To be satisfied with the end result and keep your relationships intact, try these 7 negotiation tips.
- Define the negotiation problem. In any kind of problem-solving activity, the first step is to make sure you’ve accurately defined the problem. Otherwise, your solution will miss the mark, no matter how logical it sounds on paper. Think about what pushback you’re likely to encounter and what the source of that pushback is. What are the real issues and obstacles you’ll need to overcome in order to persuade the other person to come around to your way of thinking?
- Do your homework. Before you build your arguments and case, you also need to understand who you’re dealing with. What does this person really care about? What do they want to know, and, just as important, what do they not want to spend a whole lot of time on? No matter how essential those aspects might seem to you, you’ll only annoy them or encourage them to tune out if you emphasize the things they don’t care about.
- Don’t react; get some perspective. No matter how much preparation you do, you’re probably still going to meet some resistance at some point while you’re presenting your case. Don’t simply react to resistance with more resistance. If the discussion isn’t going your way, keep a cool head and take a step back. Look at the bigger picture. Is there some give and take here that would still get you to the end result you need?
- Step in their shoes, and build a better relationship. One way to clear your head and get some perspective is to put yourself in the other person’s shoes. By taking a minute to understand what they’re going through from their point of view, you might find your way to a more favorable solution for both of you. At the very least, you’ll end up with greater empathy and understanding, which will be building blocks to a stronger relationship going forward.
- Reframe the discussion by asking questions like, Why? Why not? What if? Rather than hammering home your arguments over and over again—which is likely not going to get you anywhere new—change things up by putting their resistance into a different context. Ask open-ended, probing questions that cause them to think more deeply about their own position, and encourage them to look at other possibilities they might not be considering. With some new insights into their own viewpoint, they might just convince themselves that your way is the better way.
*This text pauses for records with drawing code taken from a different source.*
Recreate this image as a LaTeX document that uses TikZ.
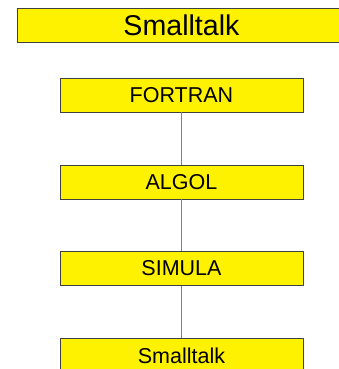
\documentclass[tikz,border=0pt]{standalone}
\usepackage{fontspec}
\setmainfont{Liberation Sans}
\usetikzlibrary{positioning}

\begin{document}
\begin{tikzpicture}[x=1pt,y=1pt,
                    every node/.style={rectangle,draw=black!75,fill=yellow,line width=0.8pt,
                                       inner sep=0pt,minimum height=34pt},
                    langbox/.style={minimum width=243pt,font=\fontsize{21.5}{24}\selectfont},
                    titlebox/.style={minimum width=329pt,font=\fontsize{28.6}{32}\selectfont},
                    link/.style={draw=black!50,line width=1pt}]
            \useasboundingbox (0,0) rectangle (339,-369);
            \clip (0,0) rectangle (339,-369);
            %Nodes
                \node[titlebox] (title) at (181.5,-25.6) {Smalltalk};
                \node[langbox] (fortran) at (181.5,-95) {FORTRAN};
                \node[langbox] (algol) at (181.5,-182) {ALGOL};
                \node[langbox] (simula) at (181.5,-268.5) {SIMULA};
                \node[langbox] (smalltalk) at (181.5,-355.5) {Smalltalk};

            %Lines
                \draw[link] (fortran) -- (algol);
                \draw[link] (algol) -- (simula);
                \draw[link] (simula) -- (smalltalk);
            \end{tikzpicture}
\end{document}
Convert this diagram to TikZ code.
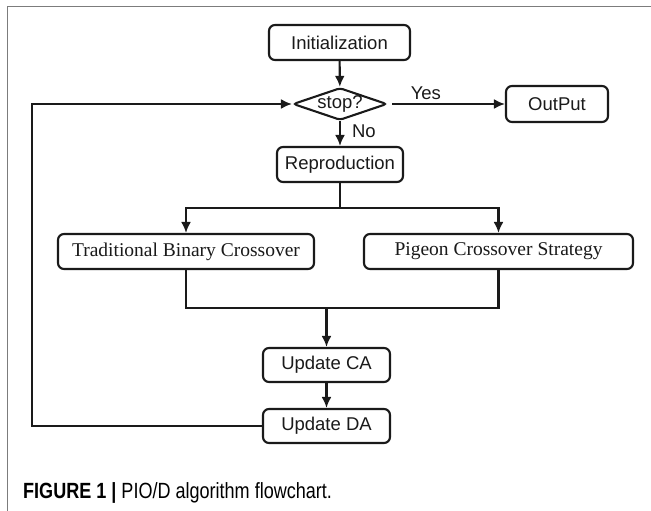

- Know your cost if agreement isn’t met. If things really aren’t going your way, make sure you know what the cost will be if the negotiation stalls out and no one can come to an agreement. Is it worth the fight to get your way? Consider what it will cost, not just in terms of what you’re negotiating about but also how it will affect the relationship or other variables. Likewise, think about the costs of “giving in” to their side or of leaving it with “no decision” and both sides agreeing to disagree.
- Involve them. Build bridges to overcome obstacles. If you’re convinced that a stalemate is not an option, but you’re still stuck going in circles, it might be time to put your heads together and come up with a compromise. Together, you might find an even better way than either of you had initially proposed.
How can you tell what will resonate? Focus on their thinking preferences, which will reveal a lot about were their attention goes, how they process information and how you can communicate most effectively with them.